‘Stranger Things’: Production Design Crew Shines Light on New Sets

The last time audiences saw the Byers family on Netflix’s “Stranger Things,” they were leaving town. After a lengthy hiatus, the highly anticipated fourth season returns to Netflix on May 27.

This time, the family has been relocated for their safety to Southern California, where they moved from fictional Hawkins, Ind. (actually filmed in Georgia).

The family has expanded, with Eleven (Millie Bobbie Brown) joining Joyce, played Winona Ryder, Noah Schnapp’s Will and Jonathan (Charlie Heaton).

In finding the new home, production designer Chris Trujillo thought about building from the ground up, but there was something more special in finding a practical location.

Albuquerque, N.M. subbed for California. Trujillo and his team looked for a “time capsule” house that would show the family had taken a socioeconomic step up, thanks to Dr. Sam Owens (Paul Reiser). An actual house, Trujillo says, meant they could move between inside and outside to make it feel like the family was really in a neighborhood.

Within the Spanish-style home, the production designer wanted to show how each character had developed. “Jonathan has gotten deeper into this hippie, outsider situation,” Trujillo says. “Will is in his room struggling with post-adolescence, and Eleven is trying to be a normal kid, with a bedroom in suburbia.”

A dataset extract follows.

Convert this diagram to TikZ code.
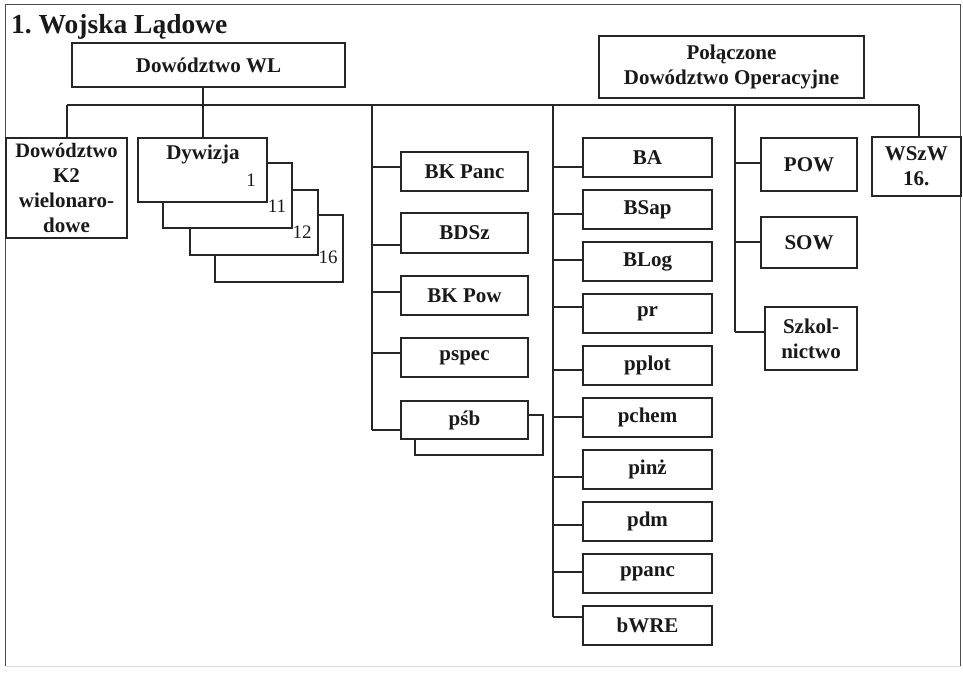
\documentclass[tikz,border=0pt]{standalone}
\usepackage{fontspec}
\setmainfont{Liberation Serif}
\frenchspacing
\newcommand\mybox[6]{\node[bx, minimum width={#4-#2}, minimum height={#5-#3}] (#1) at ({(#2+#4)/2},{(#3+#5)/2}) {#6};}
\begin{document}
\begin{tikzpicture}[x=1pt,y=-1pt,
  ln/.style={line width=1.8pt, draw=black!85},
  frame/.style={line width=1.6pt, draw=black!70},
  bx/.style={draw=black!85, line width=2pt, fill=white, inner sep=0pt, text=black!90,
    font=\fontsize{21}{25}\selectfont\bfseries, align=center},
  num/.style={font=\fontsize{19}{19}\selectfont, inner sep=0pt, text=black!90}]
\useasboundingbox (0,0) rectangle (963,672);
% frame
\draw[frame] (5.5,666) -- (5.5,4.5) -- (960.5,4.5) -- (960.5,666);
\draw[line width=1pt, draw=black!15] (5.5,666) -- (960.5,666);
% title
\node[anchor=base west, inner sep=0pt, text=black!90, font=\fontsize{27.5}{27.5}\selectfont\bfseries] (title) at (11,33) {1. Wojska Lądowe};
% top boxes
\mybox{wl}{72}{43}{345}{87}{Dowództwo WL}
\mybox{pdo}{599}{36}{864}{98}{Połączone\\Dowództwo Operacyjne}
% bus
\coordinate (busL) at (67,105);
\coordinate (busR) at (919,105);
\coordinate (tB) at (372,105);
\coordinate (tC) at (553,105);
\coordinate (tD) at (735,105);
\coordinate (tA) at (203,87);
\draw[ln] (busL) -- (busR);
\draw[ln] (busL) -- (67,138);
\draw[ln] (busR) -- (919,137);
\draw[ln] (tB) -- (372,430);
\draw[ln] (tC) -- (553,617);
\draw[ln] (tD) -- (735,332);
% column A
\mybox{k2}{6}{138}{127}{238}{\fontsize{20.5}{21}\selectfont Dowództwo\\K2\\wielonaro-\\dowe}
\mybox{d4}{215}{215}{343}{282}{}
\mybox{d3}{190}{190}{318}{255}{}
\mybox{d2}{163}{163}{292}{228}{}
\mybox{d1}{138}{138}{267}{202}{}
\draw[ln] (tA) -- (tA |- d1.north);
\node[bx, draw=none, fill=none] (dyw) at (203,154) {Dywizja};
\node[num] (n1) at (251,180) {1};
\node[num] (n11) at (277,206) {11};
\node[num] (n12) at (302,232) {12};
\node[num] (n16) at (328,257) {16};
% column B
\mybox{bkpanc}{401}{152}{528}{191}{BK Panc}
\mybox{bdsz}{401}{213}{528}{253}{BDSz}
\mybox{bkpow}{401}{276}{528}{315}{BK Pow}
\mybox{pspec}{401}{338}{528}{377}{pspec}
\mybox{psbs}{415}{415}{543}{455}{}
\mybox{psb}{401}{401}{528}{439}{pśb}
\draw[ln] (tB |- 0,167) -- (bkpanc.west |- 0,167);
\draw[ln] (tB |- 0,245) -- (bdsz.west |- 0,245);
\draw[ln] (tB |- 0,292) -- (bkpow.west |- 0,292);
\draw[ln] (tB |- 0,353) -- (pspec.west |- 0,353);
\draw[ln] (tB |- 0,430) -- (psb.west |- 0,430);
% column C
\mybox{ba}{583}{138}{712}{177}{BA}
\mybox{bsap}{583}{190}{712}{229}{BSap}
\mybox{blog}{583}{242}{712}{281}{BLog}
\mybox{pr}{583}{294}{712}{333}{pr}
\mybox{pplot}{583}{346}{712}{385}{pplot}
\mybox{pchem}{583}{398}{712}{437}{pchem}
\mybox{pinz}{583}{450}{712}{489}{pinż}
\mybox{pdm}{583}{502}{712}{541}{pdm}
\mybox{ppanc}{583}{554}{712}{593}{ppanc}
\mybox{bwre}{583}{606}{712}{645}{bWRE}
\draw[ln] (tC |- 0,167) -- (ba.west |- 0,167);
\draw[ln] (tC |- 0,214) -- (bsap.west |- 0,214);
\draw[ln] (tC |- 0,260) -- (blog.west |- 0,260);
\draw[ln] (tC |- 0,307) -- (pr.west |- 0,307);
\draw[ln] (tC |- 0,370) -- (pplot.west |- 0,370);
\draw[ln] (tC |- 0,417) -- (pchem.west |- 0,417);
\draw[ln] (tC |- 0,477) -- (pinz.west |- 0,477);
\draw[ln] (tC |- 0,525) -- (pdm.west |- 0,525);
\draw[ln] (tC |- 0,572) -- (ppanc.west |- 0,572);
\draw[ln] (tC |- 0,617) -- (bwre.west |- 0,617);
% column D
\mybox{pow}{761}{138}{857}{191}{POW}
\mybox{sow}{761}{217}{857}{268}{SOW}
\mybox{szk}{765}{307}{857}{370}{Szkol-\\nictwo}
\mybox{wszw}{872}{137}{960.5}{196}{WSzW\\16.}
\draw[ln] (tD |- 0,163) -- (pow.west |- 0,163);
\draw[ln] (tD |- 0,242) -- (sow.west |- 0,242);
\draw[ln] (tD |- 0,332) -- (szk.west |- 0,332);
\end{tikzpicture}
\end{document}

As for matriarch Joyce, she has a new job, working from home where she has taken over the living room. “I asked, ‘What would that look like with her doing encyclopedia sales?’” Trujillo says.

The production designer? made sure to infuse a California feel into the decor with warm yellows and golds while asking himself what items they would each have taken with them from Hawkins. Trujillo promises a video store “filled with Easter eggs,” and more of the parallel dimension Upside Down, as well as numerous scenes in Russia, since the new season appears to take place in the same year as the Chernobyl disaster. Audiences also get to see more of the Hawkins National Laboratory, the threatening entity inspired by the Cold War era.

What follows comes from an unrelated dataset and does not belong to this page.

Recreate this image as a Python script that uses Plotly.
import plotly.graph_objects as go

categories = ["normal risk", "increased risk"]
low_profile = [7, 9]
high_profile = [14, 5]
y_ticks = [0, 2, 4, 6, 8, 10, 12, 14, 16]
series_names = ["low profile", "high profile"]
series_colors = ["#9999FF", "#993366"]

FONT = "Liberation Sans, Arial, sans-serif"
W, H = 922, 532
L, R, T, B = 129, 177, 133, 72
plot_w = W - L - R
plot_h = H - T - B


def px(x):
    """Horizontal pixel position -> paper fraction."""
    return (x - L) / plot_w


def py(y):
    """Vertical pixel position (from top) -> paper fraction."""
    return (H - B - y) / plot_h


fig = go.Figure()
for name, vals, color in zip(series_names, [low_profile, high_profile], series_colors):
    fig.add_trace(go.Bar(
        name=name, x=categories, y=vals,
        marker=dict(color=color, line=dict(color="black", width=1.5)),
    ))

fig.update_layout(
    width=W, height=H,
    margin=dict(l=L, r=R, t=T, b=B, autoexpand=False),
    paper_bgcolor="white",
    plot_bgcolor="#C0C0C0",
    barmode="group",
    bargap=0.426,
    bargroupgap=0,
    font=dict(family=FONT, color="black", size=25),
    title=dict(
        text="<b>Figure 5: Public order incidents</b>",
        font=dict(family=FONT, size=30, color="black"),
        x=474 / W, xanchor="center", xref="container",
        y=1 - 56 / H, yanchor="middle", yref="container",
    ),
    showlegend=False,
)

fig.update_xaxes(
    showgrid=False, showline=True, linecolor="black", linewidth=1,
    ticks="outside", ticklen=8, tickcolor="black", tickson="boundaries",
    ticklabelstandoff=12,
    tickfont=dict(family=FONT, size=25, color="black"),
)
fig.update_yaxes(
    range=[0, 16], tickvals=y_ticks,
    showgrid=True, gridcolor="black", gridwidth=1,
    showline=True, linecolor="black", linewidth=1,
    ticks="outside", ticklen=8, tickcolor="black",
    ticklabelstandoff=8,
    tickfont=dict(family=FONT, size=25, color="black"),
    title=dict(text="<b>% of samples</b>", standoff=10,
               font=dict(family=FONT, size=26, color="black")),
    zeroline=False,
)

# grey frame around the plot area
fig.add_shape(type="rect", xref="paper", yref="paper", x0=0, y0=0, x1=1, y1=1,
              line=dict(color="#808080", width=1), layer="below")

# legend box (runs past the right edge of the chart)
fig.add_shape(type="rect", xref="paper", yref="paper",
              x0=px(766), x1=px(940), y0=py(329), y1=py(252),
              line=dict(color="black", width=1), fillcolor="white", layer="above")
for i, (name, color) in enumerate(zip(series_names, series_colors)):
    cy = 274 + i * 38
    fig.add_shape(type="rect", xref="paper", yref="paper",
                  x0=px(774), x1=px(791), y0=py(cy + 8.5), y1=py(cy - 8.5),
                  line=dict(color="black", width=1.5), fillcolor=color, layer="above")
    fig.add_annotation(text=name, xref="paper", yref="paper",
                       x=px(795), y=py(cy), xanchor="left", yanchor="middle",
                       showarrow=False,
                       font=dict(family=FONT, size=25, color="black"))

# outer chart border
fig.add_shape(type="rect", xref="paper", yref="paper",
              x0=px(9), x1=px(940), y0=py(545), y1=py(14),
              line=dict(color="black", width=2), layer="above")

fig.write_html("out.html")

One returning element is the Lab’s Rainbow Room, named for its rainbow mural, where Eleven has previously played with Eight, Nine and other characters. Trujillo enlarged the playroom, revealing the full rainbow mural and how that motif is echoed on the floor as kids play. He expanded on other areas of the Lab, building more hallways and adding closed doors within the clandestine facility.

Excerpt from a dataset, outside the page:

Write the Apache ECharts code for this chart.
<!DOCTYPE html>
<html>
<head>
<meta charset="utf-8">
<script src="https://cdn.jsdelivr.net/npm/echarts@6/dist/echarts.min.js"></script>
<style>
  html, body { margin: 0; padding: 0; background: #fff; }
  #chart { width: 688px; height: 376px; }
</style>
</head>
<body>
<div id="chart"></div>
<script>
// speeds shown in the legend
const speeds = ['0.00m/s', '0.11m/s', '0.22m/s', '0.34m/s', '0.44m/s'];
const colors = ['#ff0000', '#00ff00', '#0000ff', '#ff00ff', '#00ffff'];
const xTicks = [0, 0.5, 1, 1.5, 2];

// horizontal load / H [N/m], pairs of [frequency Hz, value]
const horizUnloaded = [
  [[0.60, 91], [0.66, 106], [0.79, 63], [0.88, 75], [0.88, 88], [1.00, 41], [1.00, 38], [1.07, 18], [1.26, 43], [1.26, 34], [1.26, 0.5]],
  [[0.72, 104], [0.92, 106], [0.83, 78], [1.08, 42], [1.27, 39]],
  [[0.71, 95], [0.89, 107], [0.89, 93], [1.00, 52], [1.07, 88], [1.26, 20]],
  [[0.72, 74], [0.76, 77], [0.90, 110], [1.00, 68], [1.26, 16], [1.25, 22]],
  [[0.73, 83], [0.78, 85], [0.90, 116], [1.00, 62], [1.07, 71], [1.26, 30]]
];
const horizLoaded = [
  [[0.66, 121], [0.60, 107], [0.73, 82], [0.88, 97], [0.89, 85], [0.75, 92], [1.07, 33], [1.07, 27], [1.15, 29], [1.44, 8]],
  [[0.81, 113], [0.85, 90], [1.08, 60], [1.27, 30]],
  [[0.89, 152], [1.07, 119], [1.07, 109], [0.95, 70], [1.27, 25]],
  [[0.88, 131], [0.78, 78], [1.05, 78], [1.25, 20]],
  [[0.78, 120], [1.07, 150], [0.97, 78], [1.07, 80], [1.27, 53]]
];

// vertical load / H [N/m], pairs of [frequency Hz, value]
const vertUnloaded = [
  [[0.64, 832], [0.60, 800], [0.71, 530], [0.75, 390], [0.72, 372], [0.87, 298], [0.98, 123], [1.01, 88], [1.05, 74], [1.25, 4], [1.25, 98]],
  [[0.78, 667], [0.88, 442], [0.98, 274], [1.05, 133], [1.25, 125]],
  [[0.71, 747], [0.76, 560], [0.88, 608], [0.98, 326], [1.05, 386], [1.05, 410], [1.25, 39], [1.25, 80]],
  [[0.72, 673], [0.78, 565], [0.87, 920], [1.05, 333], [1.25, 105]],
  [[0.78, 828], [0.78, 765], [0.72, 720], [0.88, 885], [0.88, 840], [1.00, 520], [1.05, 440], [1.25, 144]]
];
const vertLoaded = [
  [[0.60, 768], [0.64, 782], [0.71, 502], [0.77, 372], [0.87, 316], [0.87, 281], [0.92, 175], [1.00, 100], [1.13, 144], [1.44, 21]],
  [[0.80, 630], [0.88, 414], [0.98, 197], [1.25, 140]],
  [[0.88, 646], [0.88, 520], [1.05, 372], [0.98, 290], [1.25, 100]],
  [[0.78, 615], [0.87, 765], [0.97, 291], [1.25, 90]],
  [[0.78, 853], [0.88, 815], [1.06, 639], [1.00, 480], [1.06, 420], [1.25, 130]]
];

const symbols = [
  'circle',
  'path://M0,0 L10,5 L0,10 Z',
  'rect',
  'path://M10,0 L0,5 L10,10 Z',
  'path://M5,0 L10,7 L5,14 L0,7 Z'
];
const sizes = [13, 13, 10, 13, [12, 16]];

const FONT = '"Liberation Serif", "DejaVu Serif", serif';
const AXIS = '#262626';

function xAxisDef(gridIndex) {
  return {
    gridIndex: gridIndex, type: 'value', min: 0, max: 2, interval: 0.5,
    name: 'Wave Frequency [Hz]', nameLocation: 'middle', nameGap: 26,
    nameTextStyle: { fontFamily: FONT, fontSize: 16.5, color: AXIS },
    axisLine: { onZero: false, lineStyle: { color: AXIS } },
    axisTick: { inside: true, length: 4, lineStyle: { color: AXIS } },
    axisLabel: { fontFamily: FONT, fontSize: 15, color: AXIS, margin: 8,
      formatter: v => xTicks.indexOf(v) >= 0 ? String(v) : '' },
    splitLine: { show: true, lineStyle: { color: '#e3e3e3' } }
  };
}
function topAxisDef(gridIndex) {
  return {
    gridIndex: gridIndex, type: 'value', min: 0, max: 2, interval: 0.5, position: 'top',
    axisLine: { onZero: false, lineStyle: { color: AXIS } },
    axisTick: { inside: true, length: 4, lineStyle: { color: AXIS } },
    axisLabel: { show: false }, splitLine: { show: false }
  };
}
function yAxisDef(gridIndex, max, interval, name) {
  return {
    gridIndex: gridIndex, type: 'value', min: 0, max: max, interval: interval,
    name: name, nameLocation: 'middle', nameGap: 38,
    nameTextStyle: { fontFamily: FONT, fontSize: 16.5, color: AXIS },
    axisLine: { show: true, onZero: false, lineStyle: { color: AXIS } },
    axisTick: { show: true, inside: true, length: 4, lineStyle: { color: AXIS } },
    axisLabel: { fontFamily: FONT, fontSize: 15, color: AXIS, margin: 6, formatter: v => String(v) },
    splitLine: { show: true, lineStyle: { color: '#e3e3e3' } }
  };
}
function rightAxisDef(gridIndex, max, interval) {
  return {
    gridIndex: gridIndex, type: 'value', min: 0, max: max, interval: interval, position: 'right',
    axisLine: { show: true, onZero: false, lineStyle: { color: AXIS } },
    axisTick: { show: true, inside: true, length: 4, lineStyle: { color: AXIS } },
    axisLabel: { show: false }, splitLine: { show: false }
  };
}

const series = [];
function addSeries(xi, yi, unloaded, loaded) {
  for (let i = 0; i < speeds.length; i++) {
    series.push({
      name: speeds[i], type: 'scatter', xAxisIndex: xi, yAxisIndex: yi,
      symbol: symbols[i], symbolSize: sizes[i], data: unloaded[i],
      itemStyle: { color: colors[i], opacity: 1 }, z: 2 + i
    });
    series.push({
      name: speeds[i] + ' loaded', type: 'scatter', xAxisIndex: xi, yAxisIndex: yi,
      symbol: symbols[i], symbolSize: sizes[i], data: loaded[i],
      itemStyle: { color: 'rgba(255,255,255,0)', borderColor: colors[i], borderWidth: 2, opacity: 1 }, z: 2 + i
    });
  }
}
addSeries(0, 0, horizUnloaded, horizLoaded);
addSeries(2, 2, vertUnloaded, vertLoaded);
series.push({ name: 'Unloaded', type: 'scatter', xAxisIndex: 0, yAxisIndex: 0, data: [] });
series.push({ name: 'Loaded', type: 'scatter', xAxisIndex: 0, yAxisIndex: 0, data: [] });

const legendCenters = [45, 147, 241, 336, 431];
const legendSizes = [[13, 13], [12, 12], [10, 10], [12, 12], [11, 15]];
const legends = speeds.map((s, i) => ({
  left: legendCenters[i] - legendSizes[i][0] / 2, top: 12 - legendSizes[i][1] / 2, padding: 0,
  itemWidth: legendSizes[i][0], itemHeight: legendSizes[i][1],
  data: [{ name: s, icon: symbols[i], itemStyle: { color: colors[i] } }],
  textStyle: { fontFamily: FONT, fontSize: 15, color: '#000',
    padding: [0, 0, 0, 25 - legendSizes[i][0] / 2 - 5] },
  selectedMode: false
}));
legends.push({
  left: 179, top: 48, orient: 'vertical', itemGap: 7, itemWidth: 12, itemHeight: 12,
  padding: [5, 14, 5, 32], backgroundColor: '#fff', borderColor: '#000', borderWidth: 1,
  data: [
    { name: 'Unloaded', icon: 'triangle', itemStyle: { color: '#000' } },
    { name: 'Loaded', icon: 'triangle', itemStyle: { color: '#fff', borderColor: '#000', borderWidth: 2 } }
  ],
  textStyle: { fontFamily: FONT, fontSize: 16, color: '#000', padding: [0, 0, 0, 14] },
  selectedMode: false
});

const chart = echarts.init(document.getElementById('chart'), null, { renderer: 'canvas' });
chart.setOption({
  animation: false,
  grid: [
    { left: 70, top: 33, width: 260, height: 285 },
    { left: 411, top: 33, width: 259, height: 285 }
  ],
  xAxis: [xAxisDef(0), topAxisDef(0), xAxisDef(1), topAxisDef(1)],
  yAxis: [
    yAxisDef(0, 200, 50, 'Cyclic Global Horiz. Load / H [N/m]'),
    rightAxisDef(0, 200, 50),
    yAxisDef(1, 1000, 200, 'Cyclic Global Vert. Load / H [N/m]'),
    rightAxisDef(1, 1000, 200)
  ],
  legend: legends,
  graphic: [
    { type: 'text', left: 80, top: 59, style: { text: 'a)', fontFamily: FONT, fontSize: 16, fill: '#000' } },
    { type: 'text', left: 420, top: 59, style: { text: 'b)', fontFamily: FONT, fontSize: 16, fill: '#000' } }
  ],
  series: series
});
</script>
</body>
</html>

“It [showed] more of what the rest of the underground program looked like,” says Trujillo, “before it gets to the dark events that we learn about Season 4.”

The Rainbow Room
Kyle Kaplan/Netflix

There’s a new monster who appears in the Upside Down — Vecna, who like the series’ other monsters is based on a Dungeons & Dragons character. A character finds themselves in his lair, an extension of the wet, sickly vines that fill the world seen in previous seasons. All were built practically, with VFX enhancements for the lighting pulses.

Trujillo took inspiration from the bleak paintings of Caspar David Friedrich. He describes the lair as a “psychic space. It’s the manifestation of a character’s psychology,” he says. “It was about what space would he create mentally.”